We hold that the evidence, fairly interpreted, was insufficient to warrant a finding that the defendant's trial counsel was involved in an actual conflict of interest.[4]
Order denying motion for new trial affirmed.
NOTES
[1] There is nothing to the contrary in Mass.R.Crim.P. 30(a) or (b). See Commonwealth v. Huot, 380 Mass. at 406 & n. 3; Stewart, petitioner, 381 Mass. 777 (1980); Commonwealth v. Porter, 9 Mass. App. Ct. 908 (1980); Commonwealth v. Tirrell, 10 Mass. App. Ct. 125, 127-128 (1980), further appellate review granted, 381 Mass. 781 (1980); Commonwealth v. Markham, 10 Mass. App. Ct. 651, 653-655 (1980).
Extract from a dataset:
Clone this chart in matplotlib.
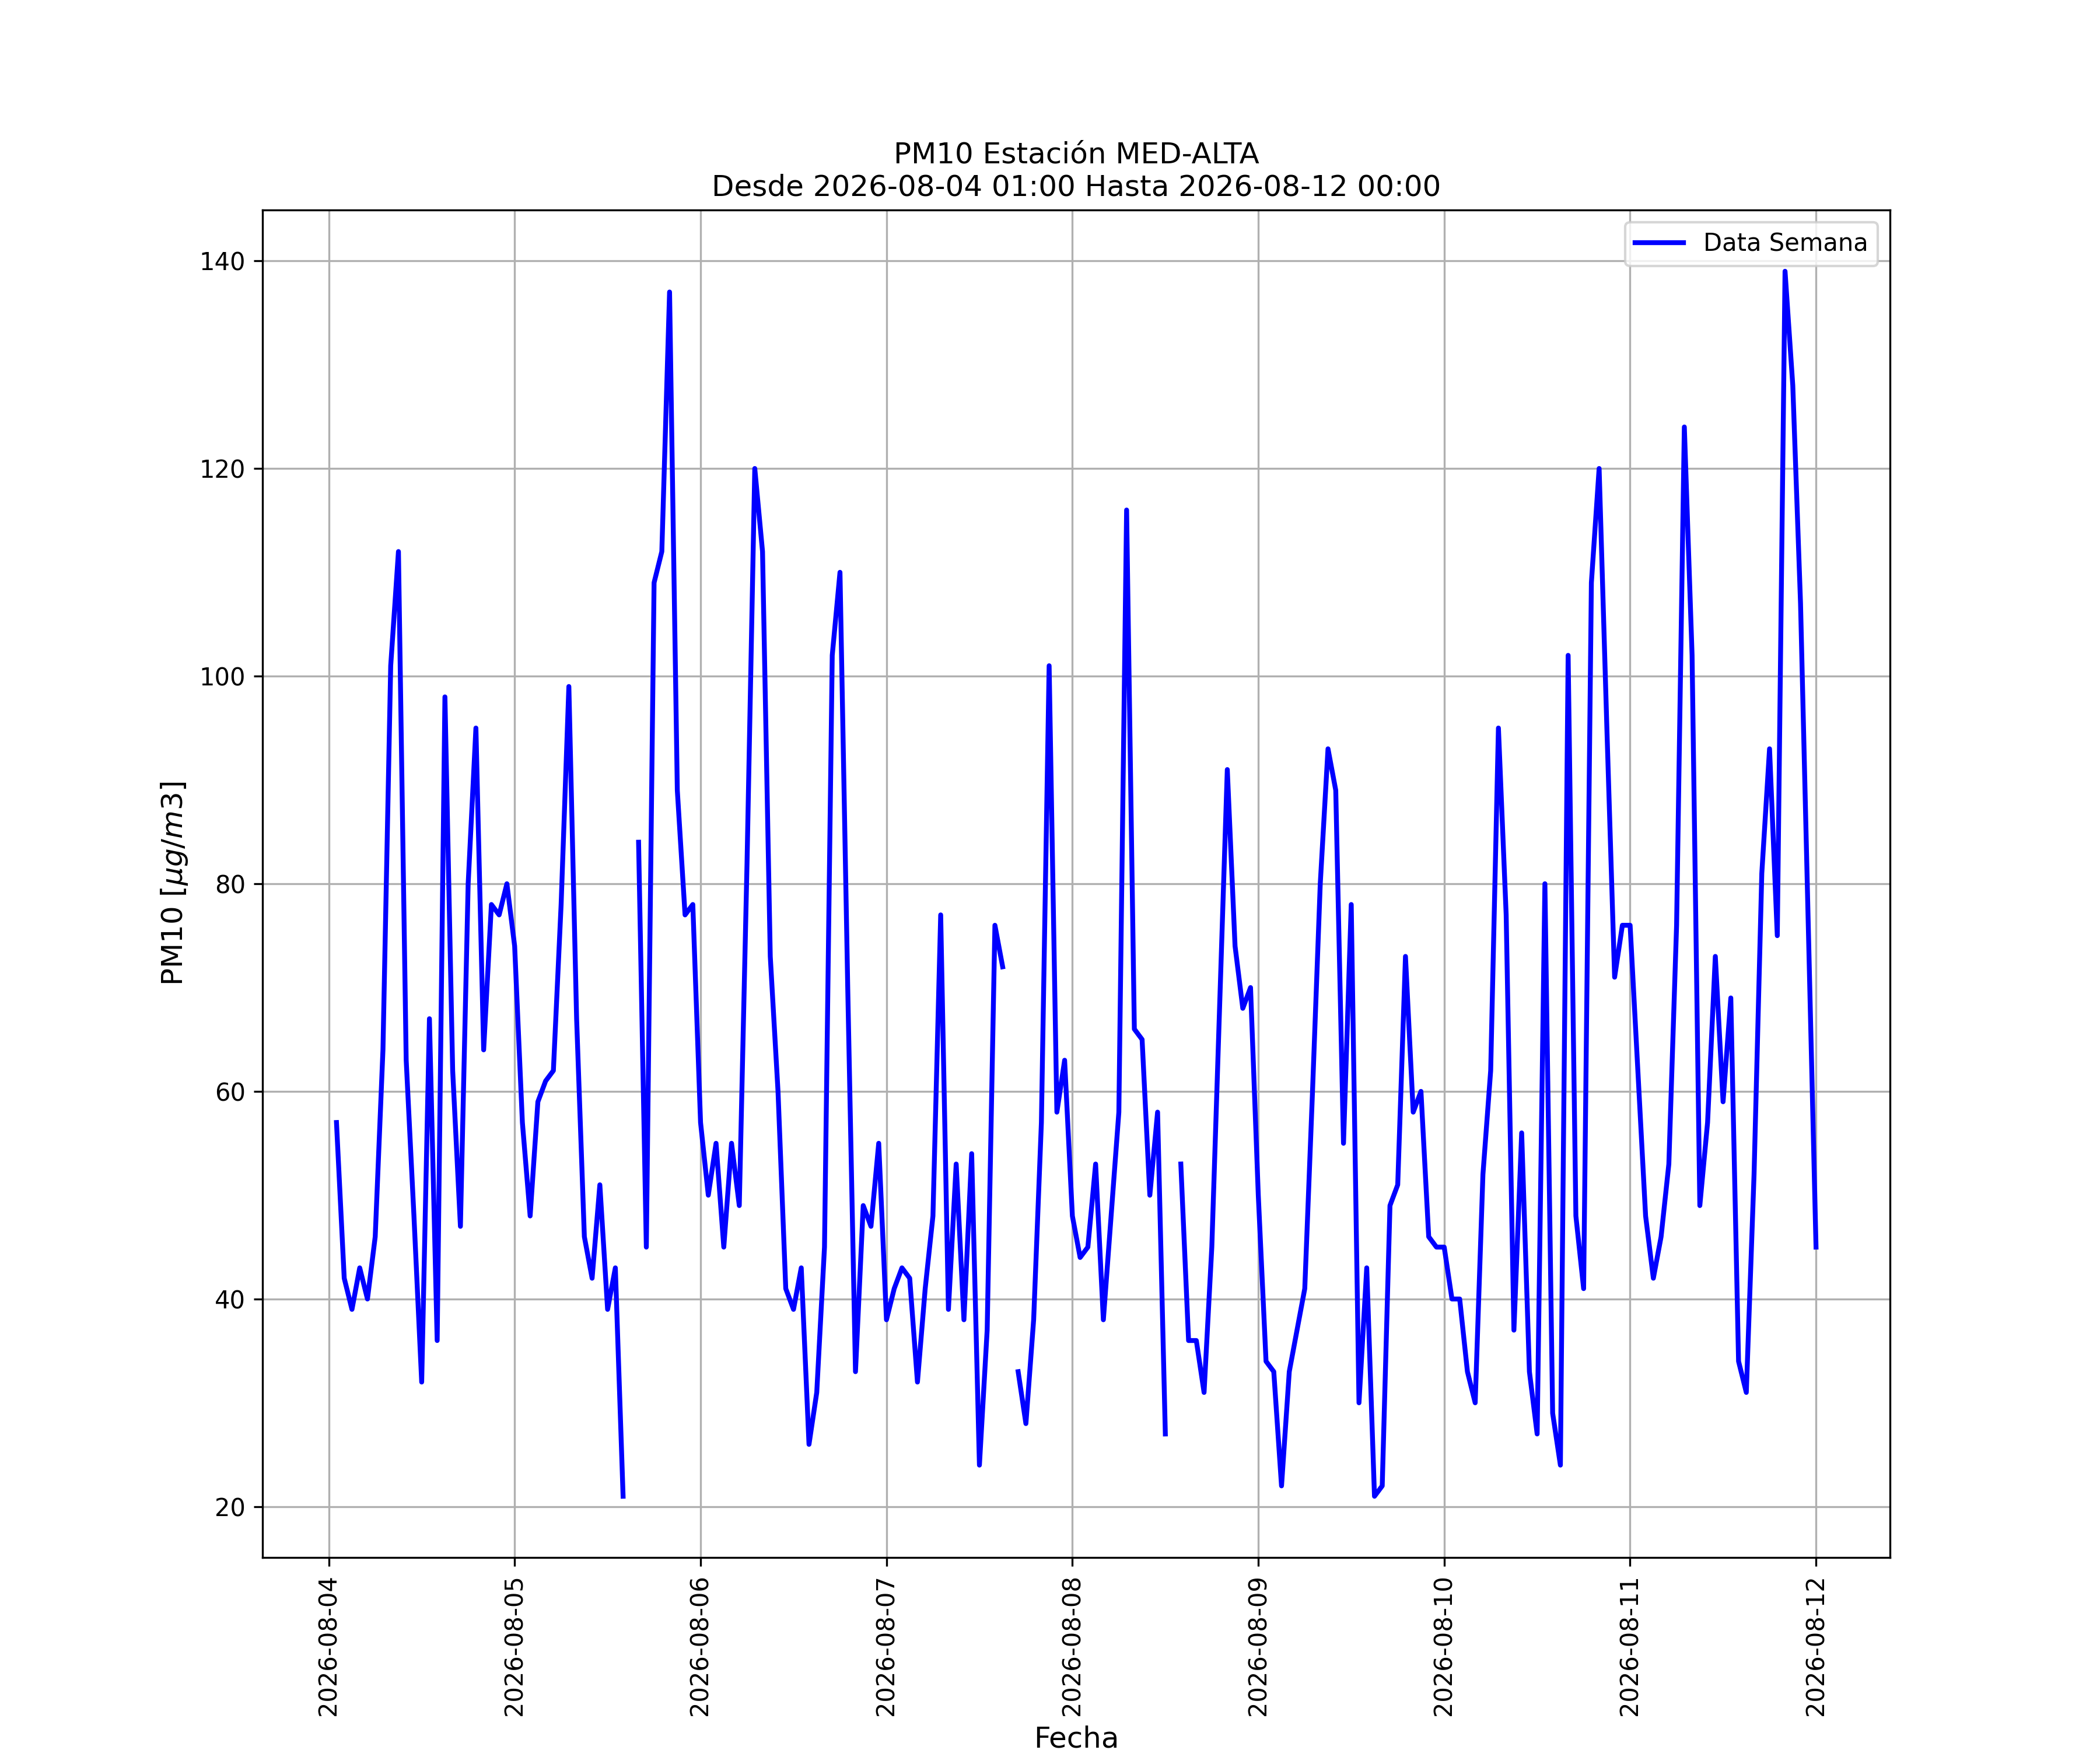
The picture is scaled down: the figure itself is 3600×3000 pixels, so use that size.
#!/usr/bin/env python3
"""PM10 hourly series for station MED-ALTA, one week."""

import matplotlib

matplotlib.use("Agg")
import matplotlib.dates as mdates
import matplotlib.pyplot as plt
import numpy as np
import pandas as pd

NAN = np.nan

# hourly PM10 values, each list starts at 01:00 and ends at 00:00 of next day
dia_04 = [57, 42, 39, 43, 40, 46, 64, 101, 112, 63, 48, 32,
          67, 36, 98, 62, 47, 80, 95, 64, 78, 77, 80, 74]
dia_05 = [57, 48, 59, 61, 62, 78, 99, 67, 46, 42, 51, 39,
          43, 21, NAN, 84, 45, 109, 112, 137, 89, 77, 78, 57]
dia_06 = [50, 55, 45, 55, 49, 82, 120, 112, 73, 60, 41, 39,
          43, 26, 31, 45, 102, 110, 70, 33, 49, 47, 55, 38]
dia_07 = [41, 43, 42, 32, 41, 48, 77, 39, 53, 38, 54, 24,
          37, 76, 72, NAN, 33, 28, 38, 57, 101, 58, 63, 48]
dia_08 = [44, 45, 53, 38, 48, 58, 116, 66, 65, 50, 58, 27,
          NAN, 53, 36, 36, 31, 45, 68, 91, 74, 68, 70, 50]
dia_09 = [34, 33, 22, 33, 37, 41, 60, 80, 93, 89, 55, 78,
          30, 43, 21, 22, 49, 51, 73, 58, 60, 46, 45, 45]
dia_10 = [40, 40, 33, 30, 52, 62, 95, 77, 37, 56, 33, 27,
          80, 29, 24, 102, 48, 41, 109, 120, 95, 71, 76, 76]
dia_11 = [62, 48, 42, 46, 53, 76, 124, 102, 49, 57, 73, 59,
          69, 34, 31, 52, 81, 93, 75, 139, 128, 107, 76, 45]

estacion = "MED-ALTA"
inicio = "2026-08-04 01:00"
fin = "2026-08-12 00:00"


def main() -> None:
    valores = np.array(dia_04 + dia_05 + dia_06 + dia_07
                       + dia_08 + dia_09 + dia_10 + dia_11, dtype=float)
    fechas = pd.date_range(inicio, fin, freq="h")

    fig, ax = plt.subplots(figsize=(12, 10))
    ax.plot(fechas, valores, color="blue", linewidth=2, label="Data Semana")
    ax.set_title(f"PM10 Estación {estacion}\nDesde {inicio} Hasta {fin}",
                 fontsize=12)
    ax.set_xlabel("Fecha", fontsize=12)
    ax.set_ylabel(r"PM10 [$\mu g/m3$]", fontsize=12)
    ax.xaxis.set_major_locator(mdates.DayLocator())
    ax.xaxis.set_major_formatter(mdates.DateFormatter("%Y-%m-%d"))
    plt.setp(ax.get_xticklabels(), rotation=90)
    ax.grid(True)
    ax.legend(loc="upper right")
    fig.savefig("out.png", dpi=300)
    plt.close(fig)


if __name__ == "__main__":
    main()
[2] Counsel testified at the hearing on the motion that he spoke with the father shortly before trial and was advised, "Look, I hurt you more than I help you." The judge accepted that testimony as true.
[3] The circumstances of this case do not require us to consider the question whether the defendant may have waived any question of conflict of interest. See Commonwealth v. Michel, 381 Mass. at 457; Commonwealth v. Connor, 381 Mass. 500, 504-506 (1980).
[4] There is nothing in Commonwealth v. Mello, ante 70 (1980), inconsistent with the analysis or the conclusion in this case. See n. 2 to the opinion in that case, supra at 71.